Joyce was born into a large family in 1882 in a suburb of Dublin. Due to economic problems, his family was forced to move frequently throughout Ireland. He attended a Jesuit college where he had the opportunity to study the Summa Theologica by St. Thomas Aquinas, which had a strong influence on him for most of his life. Between 1900 and 1903 he ventured into writing poems and short stories, later included in Chamber Music (1907) and Dubliners (1914) respectively. Short stories were his first exercises in modernist experimentalism, which developed above all in the fragmentation of the character’s status. Characters were no longer the unique and resolved beings of nineteenth-century Naturalism, but fluid entities modeled by a plurality of voices and points of view, including that of the reader himself. Moreover, Ireland became the indispensable external and internal territory of Joyce’s poetic exploration. In 1904 he began working on “Stephen Hero” which was later reworked and published with the title A Portrait of the Artist as a Young Man (1916). In the same year he met his life partner, Nora Barnacle.
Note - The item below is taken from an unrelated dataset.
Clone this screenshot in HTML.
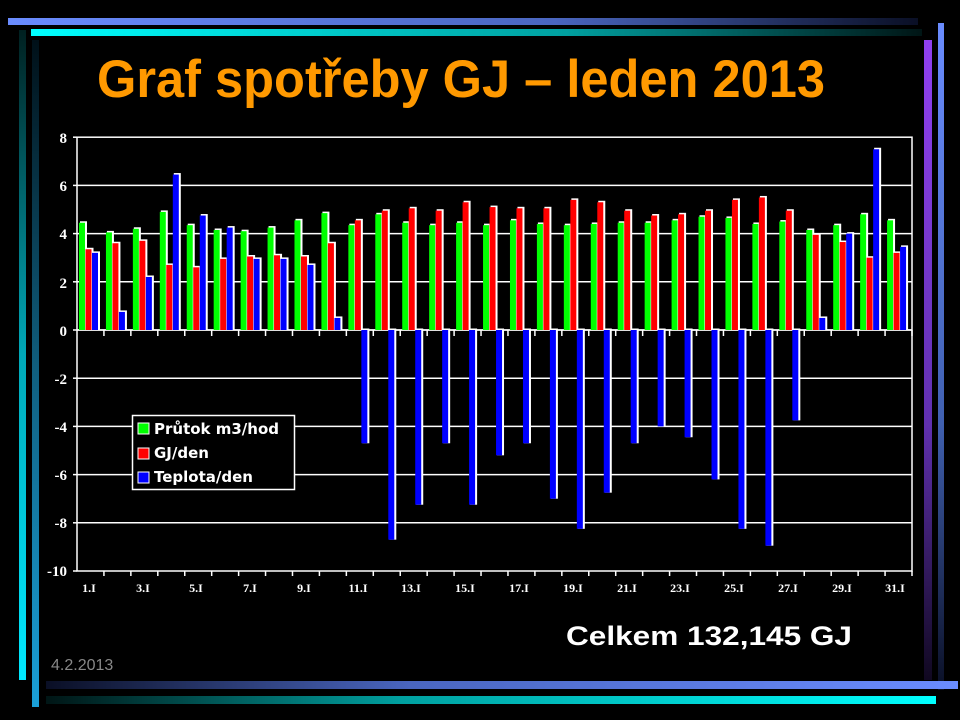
<!DOCTYPE html>
<html><head><meta charset="utf-8"><style>
html,body{margin:0;padding:0;background:#000;width:960px;height:720px;overflow:hidden}
svg{display:block}
</style></head><body>
<svg id="s" width="960" height="720" xmlns="http://www.w3.org/2000/svg">
<defs>
<linearGradient id="gb" x1="0" x2="1"><stop offset="0" stop-color="#6a8cff"/><stop offset="0.6" stop-color="#4a66c0"/><stop offset="1" stop-color="#0a0f25"/></linearGradient>
<linearGradient id="gc" x1="0" x2="1"><stop offset="0" stop-color="#00ffff"/><stop offset="0.6" stop-color="#00a0a0"/><stop offset="1" stop-color="#001515"/></linearGradient>
<linearGradient id="gb2" x1="1" x2="0"><stop offset="0" stop-color="#6a8cff"/><stop offset="0.6" stop-color="#4a66c0"/><stop offset="1" stop-color="#0a0f25"/></linearGradient>
<linearGradient id="gc2" x1="1" x2="0"><stop offset="0" stop-color="#00ffff"/><stop offset="0.6" stop-color="#00a0a0"/><stop offset="1" stop-color="#001515"/></linearGradient>
<linearGradient id="vc" x1="0" y1="1" x2="0" y2="0"><stop offset="0" stop-color="#00e8ff"/><stop offset="0.5" stop-color="#00a8b8"/><stop offset="1" stop-color="#002020"/></linearGradient>
<linearGradient id="vb" x1="0" y1="1" x2="0" y2="0"><stop offset="0" stop-color="#1aa0d8"/><stop offset="0.5" stop-color="#106080"/><stop offset="1" stop-color="#001018"/></linearGradient>
<linearGradient id="vp" x1="0" y1="0" x2="0" y2="1"><stop offset="0" stop-color="#9040f0"/><stop offset="0.6" stop-color="#6030b0"/><stop offset="1" stop-color="#100820"/></linearGradient>
<linearGradient id="vl" x1="0" y1="0" x2="0" y2="1"><stop offset="0" stop-color="#6a8cff"/><stop offset="0.6" stop-color="#4060b0"/><stop offset="1" stop-color="#0a0f25"/></linearGradient>
</defs>
<rect x="8" y="18" width="910" height="7" fill="url(#gb)"/>
<rect x="31" y="29" width="891" height="7" fill="url(#gc)"/>
<rect x="19" y="30" width="7" height="650" fill="url(#vc)"/>
<rect x="32" y="40" width="7" height="667" fill="url(#vb)"/>
<rect x="924" y="40" width="8" height="640" fill="url(#vp)"/>
<rect x="938" y="23" width="6" height="667" fill="url(#vl)"/>
<rect x="46" y="681" width="912" height="8" fill="url(#gb2)"/>
<rect x="46" y="696" width="890" height="8" fill="url(#gc2)"/>
<text x="97" y="97" fill="#ff9900" font-family="Liberation Sans, sans-serif" font-weight="bold" font-size="53" textLength="728" lengthAdjust="spacingAndGlyphs">Graf spotřeby GJ – leden 2013</text>
<g id="grid" stroke="#fff" stroke-width="1.5" fill="none"></g>
<g id="bars"></g>
<g fill="#fff" font-family="Liberation Serif, serif" font-weight="bold" font-size="15" text-anchor="end">
<text x="67" y="143">8</text><text x="67" y="191">6</text><text x="67" y="239">4</text><text x="67" y="288">2</text><text x="67" y="336">0</text><text x="67" y="384">-2</text><text x="67" y="432">-4</text><text x="67" y="480">-6</text><text x="67" y="528">-8</text><text x="67" y="576">-10</text>
</g>
<g fill="#fff" font-family="Liberation Serif, serif" font-weight="bold" font-size="12" text-anchor="middle">
<text x="89" y="592">1.I</text><text x="143" y="592">3.I</text><text x="196" y="592">5.I</text><text x="250" y="592">7.I</text><text x="304" y="592">9.I</text><text x="358" y="592">11.I</text><text x="411" y="592">13.I</text><text x="465" y="592">15.I</text><text x="519" y="592">17.I</text><text x="573" y="592">19.I</text><text x="627" y="592">21.I</text><text x="680" y="592">23.I</text><text x="734" y="592">25.I</text><text x="788" y="592">27.I</text><text x="842" y="592">29.I</text><text x="895" y="592">31.I</text>
</g>
<rect x="132.5" y="415.5" width="162" height="74" fill="#000" stroke="#fff" stroke-width="1.5"/>
<rect x="138" y="423" width="11" height="11" fill="#00ff00" stroke="#fff"/>
<rect x="138" y="448" width="11" height="11" fill="#ff0000" stroke="#fff"/>
<rect x="138" y="472" width="11" height="11" fill="#0000ff" stroke="#fff"/>
<g fill="#fff" font-family="DejaVu Sans, sans-serif" font-weight="bold" font-size="15">
<text x="154" y="434">Průtok m3/hod</text><text x="154" y="458">GJ/den</text><text x="154" y="482">Teplota/den</text>
</g>
<text x="566" y="645" fill="#fff" font-family="Liberation Sans, sans-serif" font-weight="bold" font-size="27" textLength="286" lengthAdjust="spacingAndGlyphs">Celkem 132,145 GJ</text>
<text x="51" y="670" fill="#888" font-family="Liberation Sans, sans-serif" font-size="16">4.2.2013</text>
</svg>
<script>
var NS="http://www.w3.org/2000/svg";
function el(p,t,a){var e=document.createElementNS(NS,t);for(var k in a)e.setAttribute(k,a[k]);p.appendChild(e);return e;}
var g=document.getElementById('grid'),b=document.getElementById('bars');
var X0=77,X1=912,Y0=330,S=24.1;
function Y(v){return Y0-v*S;}
el(g,'rect',{x:X0,y:Y(8),width:X1-X0,height:Y(-10)-Y(8)});
for(var v=-8;v<=6;v+=2){el(g,'line',{x1:X0,x2:X1,y1:Y(v),y2:Y(v)});}
el(g,'line',{x1:X0,x2:X1,y1:Y0,y2:Y0});
for(var v=-10;v<=8;v+=2){el(g,'line',{x1:X0-4,x2:X0,y1:Y(v),y2:Y(v)});}
var gr=[4.45,4.05,4.2,4.9,4.35,4.15,4.1,4.25,4.55,4.85,4.35,4.8,4.45,4.35,4.45,4.35,4.55,4.4,4.35,4.4,4.45,4.45,4.55,4.7,4.65,4.4,4.5,4.15,4.35,4.8,4.55];
var rd=[3.35,3.6,3.7,2.7,2.6,2.95,3.05,3.1,3.05,3.6,4.55,4.95,5.05,4.95,5.3,5.1,5.05,5.05,5.4,5.3,4.95,4.75,4.8,4.95,5.4,5.5,4.95,3.95,3.65,3.0,3.2];
var bl=[3.2,0.75,2.2,6.45,4.75,4.25,2.95,2.95,2.7,0.5,-4.7,-8.7,-7.25,-4.7,-7.25,-5.2,-4.7,-7.0,-8.25,-6.75,-4.7,-4.0,-4.45,-6.2,-8.25,-8.95,-3.75,0.5,4.0,7.5,3.45];
var W=(X1-X0)/31;
function bar(x,v,c){var y=Math.min(Y(v),Y0),h=Math.abs(Y(v)-Y0);
el(b,'rect',{x:x+1,y:y-1.5,width:7,height:h+1.5,fill:'#fff'});
el(b,'rect',{x:x,y:y,width:6,height:h,fill:c});}
for(var i=0;i<31;i++){var x=X0+2+i*W;
bar(x,gr[i],'#00ff00');bar(x+6.5,rd[i],'#ff0000');bar(x+13,bl[i],'#0000ff');
el(g,'line',{x1:X0+(i+1)*W,x2:X0+(i+1)*W,y1:Y0,y2:Y0+6});
el(g,'line',{x1:X0+(i+1)*W,x2:X0+(i+1)*W,y1:Y(-10),y2:Y(-10)+5});}
</script>
</body></html>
Together they left Ireland for the continent and from then on would mainly live between Zurich, Paris and Trieste, where their two children, Giorgio and Lucia, were born.
In 1914, returning to an intuition from a few years earlier, Joyce began writing Ulysses. As the title suggests, the work is ambitious. Joyce looks at Homer, St. Thomas Aquinas, Dante, Shakespeare, and Giambattista Vico to create a gargantuan and cyclical work about the journey into the ordinary and extraordinariness of everyday life, a wandering in the time and space of the twentieth century. The characters consist of an ordinary man, Leopold Bloom, a Jewish advertising canvasser, his wife Molly, and an intellectual, Stephen Dedalus, in which Joyce is reflected. Everything takes place on an ordinary day in 1904, beginning around about 8 a.m. and ending sometime after 2 a.m. the following morning. Instead of witnessing the factual narrative of the unfolding of a day, of the telling of a commonly understood reality, the reader finds himself going through the organic, indefinite and changing dimension within the human mind. The reader looks at reality through the character’s consciousness. In order to bring thought into it, Joyce not only employs a different narrative style for each chapter, but he writes in a stream-of-consciousness technique with careful structuring and experimental prose. The result is a swirling of words that mix and melt in the space of the page just as they mix and melt in the author’s mind. Yet if the alert thoughts of a man and the reality reflected in them are such rich and unpredictable universes, what will happen during a dream?
In his final work, Finnegans Wake (1939), Joyce narrates the experience of sleep and dreams of the character H. C. Earwicker, or rather the night of Ulysses. Joyce managed to capture sleep psychology as no one had ever done before. He managed to portray the different levels of consciousness of someone asleep through the narration of the events of the day having just ended, the nightmares, the slumber of midnight, and the beginning of awakening the next morning. (Edmund Wilson, The Wound and The Bow [Cambridge, MA: Riverside Press, 1941].) In the dream, life is without form and free from conventions, so that the most elementary impulses are unleashed, revealing previously unexpressed or unutterable thoughts. Yet it does so cryptically, through images and not words. To transmit this dreamlike material, Joyce abandons all narrative conventions and elaborates an idiosyncratic, experimental language with a tendency to transformation that leads to infinite new meanings and understanding. This forest of words can only be read with the spirit of an explorer, abandoning the belief in a single way to read it, and embracing the idea that the primary task of literature is to ensure that everyone understands it in their own way.